> **Given task**
For this exercise, repeat all of the material verbatim apart from its images.

┌─ The records

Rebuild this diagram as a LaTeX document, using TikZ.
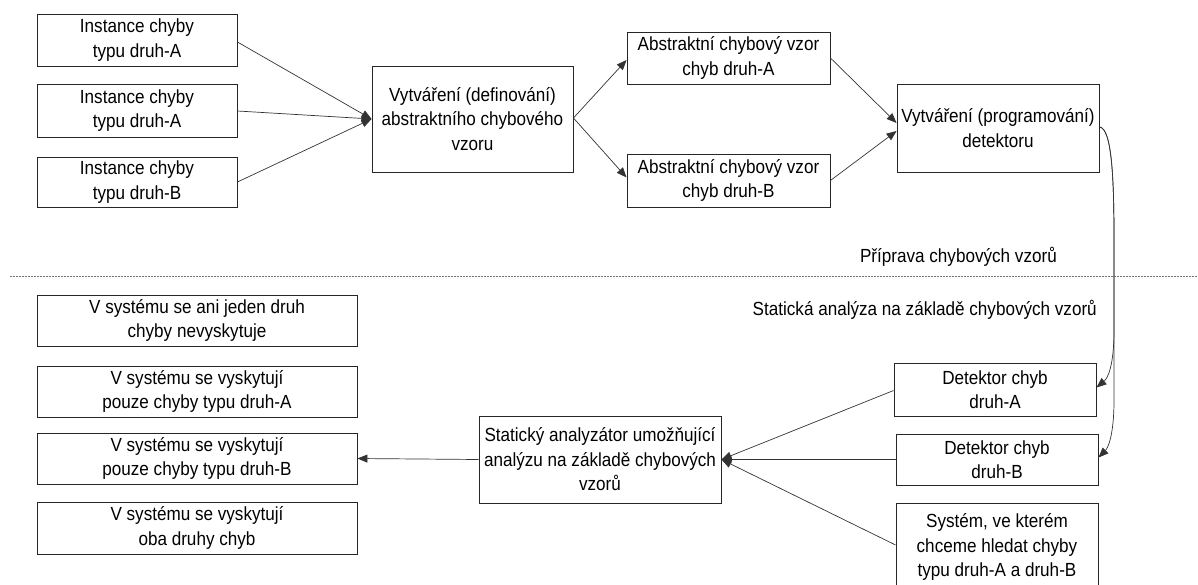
\documentclass[tikz,border=0pt]{standalone}
\usepackage{fontspec}
\setmainfont{Liberation Sans}[FakeStretch=0.9]
\usetikzlibrary{arrows.meta,calc}
\begin{document}
\begin{tikzpicture}[x=1pt,y=-1pt,
  box/.style={draw=black!85,line width=0.9pt,rectangle,inner sep=0pt,align=center,
    font=\fontsize{19}{24.5}\selectfont},
  conn/.style={draw=black!80,line width=0.7pt,-{Triangle[length=10pt,width=8pt]}},
  lbl/.style={font=\fontsize{19}{24.5}\selectfont,inner sep=0pt}]
\useasboundingbox (0,0) rectangle (1198,585);
% upper part
\node[box,minimum width=200pt,minimum height=52pt] (I1) at (137,40) {Instance chyby\\typu druh-A};
\node[box,minimum width=200pt,minimum height=53pt] (I2) at (137,110.5) {Instance chyby\\typu druh-A};
\node[box,minimum width=200pt,minimum height=50pt] (I3) at (137,182) {Instance chyby\\typu druh-B};
\node[box,minimum width=201pt,minimum height=106pt] (V) at (472.5,119) {Vytváření (definování)\\abstraktního chybového\\vzoru};
\node[box,minimum width=203pt,minimum height=52pt] (AA) at (728.5,58) {Abstraktní chybový vzor\\chyb druh-A};
\node[box,minimum width=203pt,minimum height=53pt] (AB) at (728.5,180.5) {Abstraktní chybový vzor\\chyb druh-B};
\node[box,minimum width=202pt,minimum height=88pt] (P) at (998,128) {Vytváření (programování)\\detektoru};
% lower part
\node[box,minimum width=320pt,minimum height=51pt] (L1) at (197,320.5) {V systému se ani jeden druh\\chyby nevyskytuje};
\node[box,minimum width=320pt,minimum height=51pt] (L2) at (197,391.5) {V systému se vyskytují\\pouze chyby typu druh-A};
\node[box,minimum width=320pt,minimum height=51pt] (L3) at (197,458.5) {V systému se vyskytují\\pouze chyby typu druh-B};
\node[box,minimum width=320pt,minimum height=52pt] (L4) at (197,528) {V systému se vyskytují\\oba druhy chyb};
\node[box,minimum width=242pt,minimum height=87pt] (An) at (600,459.5) {Statický analyzátor umožňující\\analýzu na základě chybových\\vzorů};
\node[box,minimum width=202pt,minimum height=53pt] (DA) at (995,389.5) {Detektor chyb\\druh-A};
\node[box,minimum width=202pt,minimum height=51pt] (DB) at (997,459.5) {Detektor chyb\\druh-B};
\node[box,minimum width=202pt,minimum height=88pt] (S) at (997,547) {Systém, ve kterém\\chceme hledat chyby\\typu druh-A a druh-B};
% labels and separator
\node[lbl,anchor=east] (lp) at (1057,257) {Příprava chybových vzorů};
\node[lbl,anchor=east] (ls) at (1097,310) {Statická analýza na základě chybových vzorů};
\coordinate (d1) at (10,276);
\coordinate (d2) at (1198,276);
\draw[black!55,line width=0.6pt,dash pattern=on 2pt off 1pt] (d1) -- (d2);
% connectors
\draw[conn] ($(I1.east)+(0,2)$) -- (V.west);
\draw[conn] ($(I2.east)+(0,0.5)$) -- (V.west);
\draw[conn] (I3.east) -- (V.west);
\draw[conn] ($(V.east)+(0,-1)$) -- ($(AA.west)+(0,2)$);
\draw[conn] ($(V.east)+(0,-1)$) -- ($(AB.west)+(0,-3)$);
\draw[conn] (AA.east) -- ($(P.west)+(0,-5)$);
\draw[conn] (AB.east) -- ($(P.west)+(0,3)$);
\draw[conn] ($(P.east)+(0,-1)$) .. controls (1112,128) and (1114,180) .. (1114,240) -- (1114,330) .. controls (1114,365) and (1108,378) .. ($(DA.east)+(0,-2)$);
\draw[conn] ($(P.east)+(0,-1)$) .. controls (1112,128) and (1114,180) .. (1114,240) -- (1114,400) .. controls (1114,435) and (1108,448) .. ($(DB.east)+(0,-2)$);
\draw[conn] ($(DA.west)+(0,1)$) -- (An.east);
\draw[conn] (DB.west) -- (An.east);
\draw[conn] ($(S.west)+(0,-2)$) -- (An.east);
\draw[conn] (An.west) -- (L3.east);
\end{tikzpicture}
\end{document}
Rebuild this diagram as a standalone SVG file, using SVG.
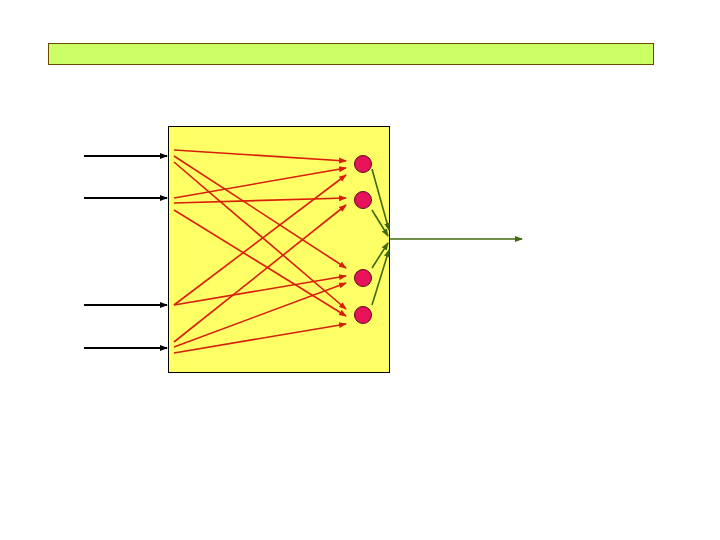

└─

> **In response**
Rebuild this diagram as a LaTeX document, using TikZ.
\documentclass[tikz,border=0pt]{standalone}
\usepackage{fontspec}
\setmainfont{Liberation Sans}[FakeStretch=0.9]
\usetikzlibrary{arrows.meta,calc}
\begin{document}
\begin{tikzpicture}[x=1pt,y=-1pt,
  box/.style={draw=black!85,line width=0.9pt,rectangle,inner sep=0pt,align=center,
    font=\fontsize{19}{24.5}\selectfont},
  conn/.style={draw=black!80,line width=0.7pt,-{Triangle[length=10pt,width=8pt]}},
  lbl/.style={font=\fontsize{19}{24.5}\selectfont,inner sep=0pt}]
\useasboundingbox (0,0) rectangle (1198,585);
% upper part
\node[box,minimum width=200pt,minimum height=52pt] (I1) at (137,40) {Instance chyby\\typu druh-A};
\node[box,minimum width=200pt,minimum height=53pt] (I2) at (137,110.5) {Instance chyby\\typu druh-A};
\node[box,minimum width=200pt,minimum height=50pt] (I3) at (137,182) {Instance chyby\\typu druh-B};
\node[box,minimum width=201pt,minimum height=106pt] (V) at (472.5,119) {Vytváření (definování)\\abstraktního chybového\\vzoru};
\node[box,minimum width=203pt,minimum height=52pt] (AA) at (728.5,58) {Abstraktní chybový vzor\\chyb druh-A};
\node[box,minimum width=203pt,minimum height=53pt] (AB) at (728.5,180.5) {Abstraktní chybový vzor\\chyb druh-B};
\node[box,minimum width=202pt,minimum height=88pt] (P) at (998,128) {Vytváření (programování)\\detektoru};
% lower part
\node[box,minimum width=320pt,minimum height=51pt] (L1) at (197,320.5) {V systému se ani jeden druh\\chyby nevyskytuje};
\node[box,minimum width=320pt,minimum height=51pt] (L2) at (197,391.5) {V systému se vyskytují\\pouze chyby typu druh-A};
\node[box,minimum width=320pt,minimum height=51pt] (L3) at (197,458.5) {V systému se vyskytují\\pouze chyby typu druh-B};
\node[box,minimum width=320pt,minimum height=52pt] (L4) at (197,528) {V systému se vyskytují\\oba druhy chyb};
\node[box,minimum width=242pt,minimum height=87pt] (An) at (600,459.5) {Statický analyzátor umožňující\\analýzu na základě chybových\\vzorů};
\node[box,minimum width=202pt,minimum height=53pt] (DA) at (995,389.5) {Detektor chyb\\druh-A};
\node[box,minimum width=202pt,minimum height=51pt] (DB) at (997,459.5) {Detektor chyb\\druh-B};
\node[box,minimum width=202pt,minimum height=88pt] (S) at (997,547) {Systém, ve kterém\\chceme hledat chyby\\typu druh-A a druh-B};
% labels and separator
\node[lbl,anchor=east] (lp) at (1057,257) {Příprava chybových vzorů};
\node[lbl,anchor=east] (ls) at (1097,310) {Statická analýza na základě chybových vzorů};
\coordinate (d1) at (10,276);
\coordinate (d2) at (1198,276);
\draw[black!55,line width=0.6pt,dash pattern=on 2pt off 1pt] (d1) -- (d2);
% connectors
\draw[conn] ($(I1.east)+(0,2)$) -- (V.west);
\draw[conn] ($(I2.east)+(0,0.5)$) -- (V.west);
\draw[conn] (I3.east) -- (V.west);
\draw[conn] ($(V.east)+(0,-1)$) -- ($(AA.west)+(0,2)$);
\draw[conn] ($(V.east)+(0,-1)$) -- ($(AB.west)+(0,-3)$);
\draw[conn] (AA.east) -- ($(P.west)+(0,-5)$);
\draw[conn] (AB.east) -- ($(P.west)+(0,3)$);
\draw[conn] ($(P.east)+(0,-1)$) .. controls (1112,128) and (1114,180) .. (1114,240) -- (1114,330) .. controls (1114,365) and (1108,378) .. ($(DA.east)+(0,-2)$);
\draw[conn] ($(P.east)+(0,-1)$) .. controls (1112,128) and (1114,180) .. (1114,240) -- (1114,400) .. controls (1114,435) and (1108,448) .. ($(DB.east)+(0,-2)$);
\draw[conn] ($(DA.west)+(0,1)$) -- (An.east);
\draw[conn] (DB.west) -- (An.east);
\draw[conn] ($(S.west)+(0,-2)$) -- (An.east);
\draw[conn] (An.west) -- (L3.east);
\end{tikzpicture}
\end{document}
Rebuild this diagram as a standalone SVG file, using SVG.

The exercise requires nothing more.